- Exercise details: Copy the data exactly; pictures stay out of the copy.

- Material:

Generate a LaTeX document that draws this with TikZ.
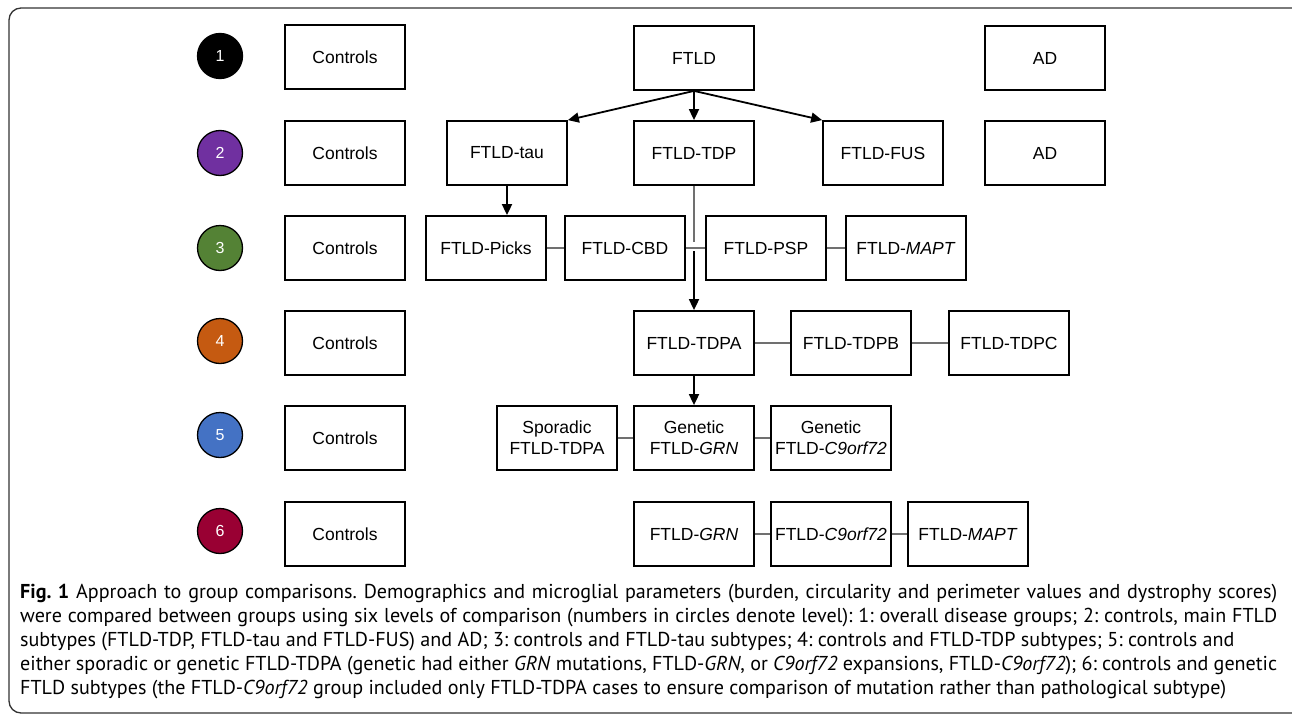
\documentclass[tikz,border=0pt]{standalone}
\usepackage{fontspec}
\setmainfont{Liberation Sans}
\newfontfamily\capfont{PT Sans}
\usetikzlibrary{arrows.meta}
\definecolor{cpurple}{HTML}{7030A0}
\definecolor{cgreen}{HTML}{548235}
\definecolor{corange}{HTML}{C55A11}
\definecolor{cblue}{HTML}{4472C4}
\definecolor{cred}{HTML}{990033}
\definecolor{frameC}{HTML}{333333}
\definecolor{linkC}{HTML}{707070}
\newcommand{\fullline}[1]{\makebox[1257pt][s]{#1}}
\frenchspacing
\begin{document}
\begin{tikzpicture}[x=1pt,y=-1pt,
  box/.style={draw=black, line width=1.8pt, minimum width=120pt, minimum height=64pt, inner sep=0pt, font=\fontsize{17.5}{21}\selectfont, align=center},
  lvl/.style={circle, draw=black, line width=1.3pt, minimum size=45pt, inner sep=0pt, text=white, font=\fontsize{16}{18}\selectfont},
  arr/.style={draw=black, line width=1.8pt, -{Triangle[length=11pt,width=10pt]}},
  link/.style={draw=linkC, line width=1.2pt},
  capline/.style={anchor=base west, inner sep=0pt, font=\capfont\fontsize{20.1}{24}\selectfont\frenchspacing}
]
\useasboundingbox (0,0) rectangle (1292,717);
\clip (0,0) rectangle (1292,717);
\fill[white] (0,0) rectangle (1292,717);
\draw[line width=1.3pt, draw=frameC, rounded corners=12pt] (9,8) rectangle (1310,713);

% level circles
\node[lvl, fill=black]   (c1) at (220,56)  {1};
\node[lvl, fill=cpurple] (c2) at (220,153) {2};
\node[lvl, fill=cgreen]  (c3) at (220,248) {3};
\node[lvl, fill=corange] (c4) at (220,341) {4};
\node[lvl, fill=cblue]   (c5) at (220,435) {5};
\node[lvl, fill=cred]    (c6) at (220,531) {6};

% controls
\node[box] (k1) at (345,57)  {Controls};
\node[box] (k2) at (345,153) {Controls};
\node[box] (k3) at (345,248) {Controls};
\node[box] (k4) at (345,343) {Controls};
\node[box] (k5) at (345,438) {Controls};
\node[box] (k6) at (345,534) {Controls};

% row 1
\node[box] (ftld) at (694,58)  {FTLD};
\node[box] (ad1)  at (1045,58) {AD};
% row 2
\node[box] (tau) at (507,153)  {FTLD-tau};
\node[box] (tdp) at (694,153)  {FTLD-TDP};
\node[box] (fus) at (883,153)  {FTLD-FUS};
\node[box] (ad2) at (1045,153) {AD};
% row 3
\node[box] (picks) at (486,248) {FTLD-Picks};
\node[box] (cbd)   at (625,248) {FTLD-CBD};
\node[box] (psp)   at (766,248) {FTLD-PSP};
\node[box] (mapt)  at (906,248) {FTLD-\textit{MAPT}};
% row 4
\node[box] (tdpa) at (694,343)  {FTLD-TDPA};
\node[box] (tdpb) at (851,343)  {FTLD-TDPB};
\node[box] (tdpc) at (1009,343) {FTLD-TDPC};
% row 5
\node[box] (spor) at (557,438) {Sporadic\\FTLD-TDPA};
\node[box] (ggrn) at (694,438) {Genetic\\FTLD-\textit{GRN}};
\node[box] (gc9)  at (831,438) {Genetic\\FTLD-\textit{C9orf72}};
% row 6
\node[box] (grn6)  at (694,534) {FTLD-\textit{GRN}};
\node[box] (c96)   at (831,534) {FTLD-\textit{C9orf72}};
\node[box] (mapt6) at (968,534) {FTLD-\textit{MAPT}};

% arrows
\draw[arr] (ftld.south) -- (tau.north east);
\draw[arr] (ftld.south) -- (tdp.north);
\draw[arr] (ftld.south) -- (fus.north west);
\draw[arr] (tau.south) -- (tau.south |- picks.north);
\coordinate (jt) at (694,242);
\coordinate (jb) at (694,251);
\draw[link] (tdp.south) -- (jt);
\draw[arr] (jb) -- (tdpa.north);
\draw[arr] (tdpa.south) -- (ggrn.north);

% links
\draw[link] (picks.east) -- (cbd.west);
\draw[link] (cbd.east) -- (psp.west);
\draw[link] (psp.east) -- (mapt.west);
\draw[link] (tdpa.east) -- (tdpb.west);
\draw[link] (tdpb.east) -- (tdpc.west);
\draw[link] (spor.east) -- (ggrn.west);
\draw[link] (ggrn.east) -- (gc9.west);
\draw[link] (grn6.east) -- (c96.west);
\draw[link] (c96.east) -- (mapt6.west);

% caption
\node[capline] (cap1) at (20,598.5) {\fullline{\textbf{Fig. 1} Approach to group comparisons. Demographics and microglial parameters (burden, circularity and perimeter values and dystrophy scores)}};
\node[capline] (cap2) at (20,622.5) {\fullline{were compared between groups using six levels of comparison (numbers in circles denote level): 1: overall disease groups; 2: controls, main FTLD}};
\node[capline] (cap3) at (20,646.5) {subtypes (FTLD-TDP, FTLD-tau and FTLD-FUS) and AD; 3: controls and FTLD-tau subtypes; 4: controls and FTLD-TDP subtypes; 5: controls and};
\node[capline] (cap4) at (20,670.5) {\fullline{either sporadic or genetic FTLD-TDPA (genetic had either \textit{GRN} mutations, FTLD-\textit{GRN}, or \textit{C9orf72} expansions, FTLD-\textit{C9orf72}); 6: controls and genetic}};
\node[capline] (cap5) at (20,694.5) {FTLD subtypes (the FTLD-\textit{C9orf72} group included only FTLD-TDPA cases to ensure comparison of mutation rather than pathological subtype)};
\end{tikzpicture}
\end{document}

- Task result:
Generate a LaTeX document that draws this with TikZ.
\documentclass[tikz,border=0pt]{standalone}
\usepackage{fontspec}
\setmainfont{Liberation Sans}
\newfontfamily\capfont{PT Sans}
\usetikzlibrary{arrows.meta}
\definecolor{cpurple}{HTML}{7030A0}
\definecolor{cgreen}{HTML}{548235}
\definecolor{corange}{HTML}{C55A11}
\definecolor{cblue}{HTML}{4472C4}
\definecolor{cred}{HTML}{990033}
\definecolor{frameC}{HTML}{333333}
\definecolor{linkC}{HTML}{707070}
\newcommand{\fullline}[1]{\makebox[1257pt][s]{#1}}
\frenchspacing
\begin{document}
\begin{tikzpicture}[x=1pt,y=-1pt,
  box/.style={draw=black, line width=1.8pt, minimum width=120pt, minimum height=64pt, inner sep=0pt, font=\fontsize{17.5}{21}\selectfont, align=center},
  lvl/.style={circle, draw=black, line width=1.3pt, minimum size=45pt, inner sep=0pt, text=white, font=\fontsize{16}{18}\selectfont},
  arr/.style={draw=black, line width=1.8pt, -{Triangle[length=11pt,width=10pt]}},
  link/.style={draw=linkC, line width=1.2pt},
  capline/.style={anchor=base west, inner sep=0pt, font=\capfont\fontsize{20.1}{24}\selectfont\frenchspacing}
]
\useasboundingbox (0,0) rectangle (1292,717);
\clip (0,0) rectangle (1292,717);
\fill[white] (0,0) rectangle (1292,717);
\draw[line width=1.3pt, draw=frameC, rounded corners=12pt] (9,8) rectangle (1310,713);

% level circles
\node[lvl, fill=black]   (c1) at (220,56)  {1};
\node[lvl, fill=cpurple] (c2) at (220,153) {2};
\node[lvl, fill=cgreen]  (c3) at (220,248) {3};
\node[lvl, fill=corange] (c4) at (220,341) {4};
\node[lvl, fill=cblue]   (c5) at (220,435) {5};
\node[lvl, fill=cred]    (c6) at (220,531) {6};

% controls
\node[box] (k1) at (345,57)  {Controls};
\node[box] (k2) at (345,153) {Controls};
\node[box] (k3) at (345,248) {Controls};
\node[box] (k4) at (345,343) {Controls};
\node[box] (k5) at (345,438) {Controls};
\node[box] (k6) at (345,534) {Controls};

% row 1
\node[box] (ftld) at (694,58)  {FTLD};
\node[box] (ad1)  at (1045,58) {AD};
% row 2
\node[box] (tau) at (507,153)  {FTLD-tau};
\node[box] (tdp) at (694,153)  {FTLD-TDP};
\node[box] (fus) at (883,153)  {FTLD-FUS};
\node[box] (ad2) at (1045,153) {AD};
% row 3
\node[box] (picks) at (486,248) {FTLD-Picks};
\node[box] (cbd)   at (625,248) {FTLD-CBD};
\node[box] (psp)   at (766,248) {FTLD-PSP};
\node[box] (mapt)  at (906,248) {FTLD-\textit{MAPT}};
% row 4
\node[box] (tdpa) at (694,343)  {FTLD-TDPA};
\node[box] (tdpb) at (851,343)  {FTLD-TDPB};
\node[box] (tdpc) at (1009,343) {FTLD-TDPC};
% row 5
\node[box] (spor) at (557,438) {Sporadic\\FTLD-TDPA};
\node[box] (ggrn) at (694,438) {Genetic\\FTLD-\textit{GRN}};
\node[box] (gc9)  at (831,438) {Genetic\\FTLD-\textit{C9orf72}};
% row 6
\node[box] (grn6)  at (694,534) {FTLD-\textit{GRN}};
\node[box] (c96)   at (831,534) {FTLD-\textit{C9orf72}};
\node[box] (mapt6) at (968,534) {FTLD-\textit{MAPT}};

% arrows
\draw[arr] (ftld.south) -- (tau.north east);
\draw[arr] (ftld.south) -- (tdp.north);
\draw[arr] (ftld.south) -- (fus.north west);
\draw[arr] (tau.south) -- (tau.south |- picks.north);
\coordinate (jt) at (694,242);
\coordinate (jb) at (694,251);
\draw[link] (tdp.south) -- (jt);
\draw[arr] (jb) -- (tdpa.north);
\draw[arr] (tdpa.south) -- (ggrn.north);

% links
\draw[link] (picks.east) -- (cbd.west);
\draw[link] (cbd.east) -- (psp.west);
\draw[link] (psp.east) -- (mapt.west);
\draw[link] (tdpa.east) -- (tdpb.west);
\draw[link] (tdpb.east) -- (tdpc.west);
\draw[link] (spor.east) -- (ggrn.west);
\draw[link] (ggrn.east) -- (gc9.west);
\draw[link] (grn6.east) -- (c96.west);
\draw[link] (c96.east) -- (mapt6.west);

% caption
\node[capline] (cap1) at (20,598.5) {\fullline{\textbf{Fig. 1} Approach to group comparisons. Demographics and microglial parameters (burden, circularity and perimeter values and dystrophy scores)}};
\node[capline] (cap2) at (20,622.5) {\fullline{were compared between groups using six levels of comparison (numbers in circles denote level): 1: overall disease groups; 2: controls, main FTLD}};
\node[capline] (cap3) at (20,646.5) {subtypes (FTLD-TDP, FTLD-tau and FTLD-FUS) and AD; 3: controls and FTLD-tau subtypes; 4: controls and FTLD-TDP subtypes; 5: controls and};
\node[capline] (cap4) at (20,670.5) {\fullline{either sporadic or genetic FTLD-TDPA (genetic had either \textit{GRN} mutations, FTLD-\textit{GRN}, or \textit{C9orf72} expansions, FTLD-\textit{C9orf72}); 6: controls and genetic}};
\node[capline] (cap5) at (20,694.5) {FTLD subtypes (the FTLD-\textit{C9orf72} group included only FTLD-TDPA cases to ensure comparison of mutation rather than pathological subtype)};
\end{tikzpicture}
\end{document}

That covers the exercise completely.